Tesco says Broadcom’s licensing terms left it paying for outside support, replacing core infrastructure, and carrying migration risk through 2027.

Tesco has begun replacing VMware and Broadcom mainframe software while it pursues a licensing lawsuit against Broadcom in the UK High Court.
The dispute traces to a January 2021 deal covering VMware vSphere Foundation, VMware Cloud Foundation, Tanzu subscriptions, support, and upgrades. Tesco says the contract gave it an option to extend support for four years after 2026.
Broadcom bought VMware, changed the sales model, and pushed customers toward subscription bundles such as VMware Cloud Foundation. Tesco says Broadcom then refused the support extension that Tesco expected under the 2021 agreement.
Tesco sued Broadcom in mid-2025, alleging breach of contract and anti-competitive conduct. The UK High Court has set a hearing window from Nov. 1, 2027, to Feb. 25, 2028.
The filings show a hard operational problem behind the legal fight. Tesco says it uses Broadcom mainframe software to order store products and process payroll.

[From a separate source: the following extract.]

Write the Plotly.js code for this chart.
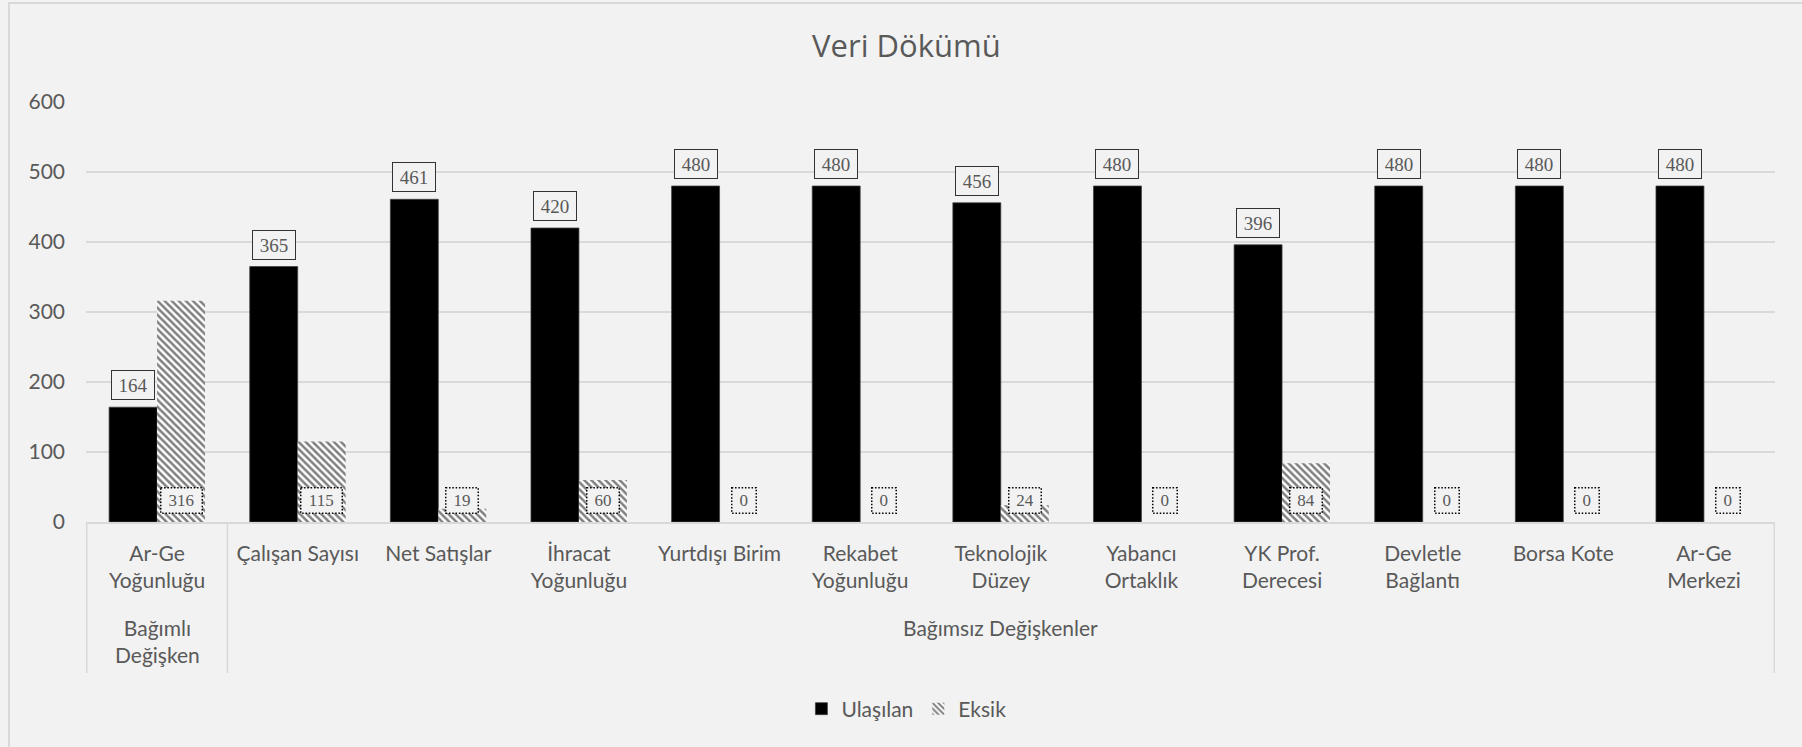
<!DOCTYPE html>
<html>
<head>
<meta charset="utf-8">
<script src="https://cdn.plot.ly/plotly-3.0.1.min.js"></script>
<style>
  html, body { margin: 0; padding: 0; background: #f2f2f2; }
  #chart { width: 1802px; height: 747px; }
  #frame { position: absolute; left: 8px; top: 2px; width: 1810px; height: 760px;
           border-left: 2px solid #d9d9d9; border-top: 2px solid #d9d9d9; pointer-events: none; }
</style>
</head>
<body>
<div id="chart"></div>
<div id="frame"></div>
<script>
// ---- data ----
const categories = ["Ar-Ge<br>Yoğunluğu", "Çalışan Sayısı", "Net Satışlar", "İhracat<br>Yoğunluğu",
  "Yurtdışı Birim", "Rekabet<br>Yoğunluğu", "Teknolojik<br>Düzey", "Yabancı<br>Ortaklık",
  "YK Prof.<br>Derecesi", "Devletle<br>Bağlantı", "Borsa Kote", "Ar-Ge<br>Merkezi"];
const groups = ["Bağımlı<br>Değişken", "Bağımsız Değişkenler", "Bağımsız Değişkenler",
  "Bağımsız Değişkenler", "Bağımsız Değişkenler", "Bağımsız Değişkenler", "Bağımsız Değişkenler",
  "Bağımsız Değişkenler", "Bağımsız Değişkenler", "Bağımsız Değişkenler", "Bağımsız Değişkenler",
  "Bağımsız Değişkenler"];
const ulasilan = [164, 365, 461, 420, 480, 480, 456, 480, 396, 480, 480, 480];
const eksik = [316, 115, 19, 60, 0, 0, 24, 0, 84, 0, 0, 0];
const seriesNames = ["Ulaşılan", "Eksik"];
const chartTitle = "Veri Dökümü";
const yTicks = [0, 100, 200, 300, 400, 500, 600];

const gray = "#595959";
const uiFont = "Lato, 'Open Sans', sans-serif";
const titleFont = "'Open Sans', 'Noto Sans', sans-serif";
const serifFont = "'Liberation Serif', 'DejaVu Serif', serif";

const traces = [
  {
    type: "bar", name: seriesNames[0], x: categories, y: ulasilan,
    marker: { color: "#000000", line: { color: "#404040", width: 0.75 } },
    hoverinfo: "skip"
  },
  {
    type: "bar", name: seriesNames[1], x: categories, y: eksik,
    marker: { color: "#ffffff", line: { width: 0 },
      pattern: { shape: "\\", fgcolor: "#000000", bgcolor: "#ffffff", size: 5, solidity: 0.5, fillmode: "overlay" } },
    hoverinfo: "skip"
  }
];

const annotations = [];
ulasilan.forEach((v, i) => {
  annotations.push({
    xref: "x", yref: "y", x: i, y: v, xshift: -24, yshift: 7,
    xanchor: "center", yanchor: "bottom", showarrow: false,
    text: String(v), font: { family: serifFont, size: 19, color: gray },
    bordercolor: "#333333", borderwidth: 1, borderpad: 2, bgcolor: "#f2f2f2",
    width: 38, height: 24
  });
});
eksik.forEach((v, i) => {
  const n = String(v).length;
  annotations.push({
    xref: "x", yref: "y", x: i, y: 0, xshift: 24, yshift: 8,
    xanchor: "center", yanchor: "bottom", showarrow: false,
    text: String(v), font: { family: serifFont, size: 17, color: gray },
    bordercolor: "#000000", borderwidth: 1.5, borderpad: 1.5, bgcolor: "#f2f2f2",
    width: 11 + 8.5 * n, height: 21
  });
});

// group labels and dividers from runs of the groups array
const shapes = [];
let runStart = 0;
for (let i = 1; i <= groups.length; i++) {
  if (i === groups.length || groups[i] !== groups[runStart]) {
    const end = i - 1;
    annotations.push({
      xref: "x", yref: "paper", x: (runStart + end) / 2, y: 0, yshift: -91,
      xanchor: "center", yanchor: "top", showarrow: false,
      text: groups[runStart], font: { family: uiFont, size: 21, color: gray }
    });
    shapes.push({ type: "line", xref: "x", yref: "paper", x0: runStart - 0.5, x1: runStart - 0.5,
      y0: 0, y1: -151 / 420, line: { color: "#d9d9d9", width: 1.5 } });
    if (i === groups.length) {
      shapes.push({ type: "line", xref: "x", yref: "paper", x0: end + 0.5, x1: end + 0.5,
        y0: 0, y1: -151 / 420, line: { color: "#d9d9d9", width: 1.5 } });
    }
    runStart = i;
  }
}

const layout = {
  width: 1802, height: 747,
  paper_bgcolor: "#f2f2f2", plot_bgcolor: "#f2f2f2",
  margin: { l: 86, r: 27, t: 102, b: 225 },
  font: { family: uiFont, size: 21, color: gray },
  title: { text: chartTitle, font: { family: titleFont, size: 31, color: gray },
    xref: "container", yref: "container", x: 0.503, y: 1 - 46 / 747, xanchor: "center", yanchor: "middle" },
  barmode: "group", bargap: 0.318, bargroupgap: 0,
  xaxis: {
    type: "category", showgrid: false, zeroline: false,
    showline: true, linecolor: "#d9d9d9", linewidth: 1.5,
    ticks: "", tickfont: { family: uiFont, size: 21, color: gray },
    ticklabelstandoff: 12, tickangle: 0
  },
  yaxis: {
    range: [0, 600], tickvals: yTicks, showgrid: true, gridcolor: "#d9d9d9", gridwidth: 1.5,
    zeroline: false, showline: false, ticks: "",
    tickfont: { family: uiFont, size: 21, color: gray }, ticklabelstandoff: 20
  },
  legend: {
    orientation: "h", xref: "container", yref: "container",
    x: 0.503, y: 1 - 709 / 747, xanchor: "center", yanchor: "middle",
    font: { family: uiFont, size: 21, color: gray }, bgcolor: "rgba(0,0,0,0)",
    itemwidth: 30, tracegroupgap: 0
  },
  annotations: annotations,
  shapes: shapes,
  showlegend: true
};

Plotly.newPlot("chart", traces, layout, { staticPlot: true, displayModeBar: false }).then(() => {
  const start = ulasilan.length, stop = ulasilan.length + eksik.length;
  document.querySelectorAll("g.annotation").forEach(g => {
    const idx = +g.getAttribute("data-index");
    if (idx >= start && idx < stop) {
      const r = g.querySelector("rect.bg");
      if (r) { r.style.strokeDasharray = "1.5,1.8"; }
    }
  });
});
</script>
</body>
</html>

It also relies on VMware across its virtualization estate. Replacing both stacks at speed gives the retailer less room for testing, fallback planning, and security review.
Tesco says Broadcom stopped supporting its VMware software Jan. 29, 2026. The company has hired third-party support providers while it works toward a VMware exit by the end of 2027. Tesco calls that date its earliest target.
The replacement plan also affects backup and recovery. Tesco says its chosen VMware alternative does not work with the Veeam and Zerto tools it uses. That gap matters for user data because backup, replication, and recovery systems help companies restore service after outages, failed migrations, ransomware attacks, and data loss.
Broadcom made several offers, according to the filings. Tesco says an April offer sought $23.5 million, about £17.4 million, for one year of VMware Cloud Foundation 9.0 and mainframe software support. Tesco says that price exceeded the VMware support price it expected under the 2021 contract by about 175% and exceeded the mainframe support price by about 350%.
Broadcom disputes Tesco’s account. The company argues that Tesco found alternative suppliers, which weakens Tesco’s claim for damages. Broadcom also says its VMware reorganization changed the product and support structure.
The case gives enterprise customers another test of Broadcom’s post-acquisition VMware strategy. Broadcom executives have pushed customers toward bundled subscriptions and away from older perpetual-license arrangements. Some large users have accepted the move. Others have started exit programs, fought pricing changes, or moved workloads to rival platforms.
For Tesco, the cost fight now runs beside a live infrastructure migration. The retailer must keep stores supplied, payroll running, and protected data recoverable while engineers replace virtualization and mainframe systems that support core operations.
The court fight will test the 2021 contract, Broadcom’s licensing conduct, and the limits of vendor power after a major software acquisition.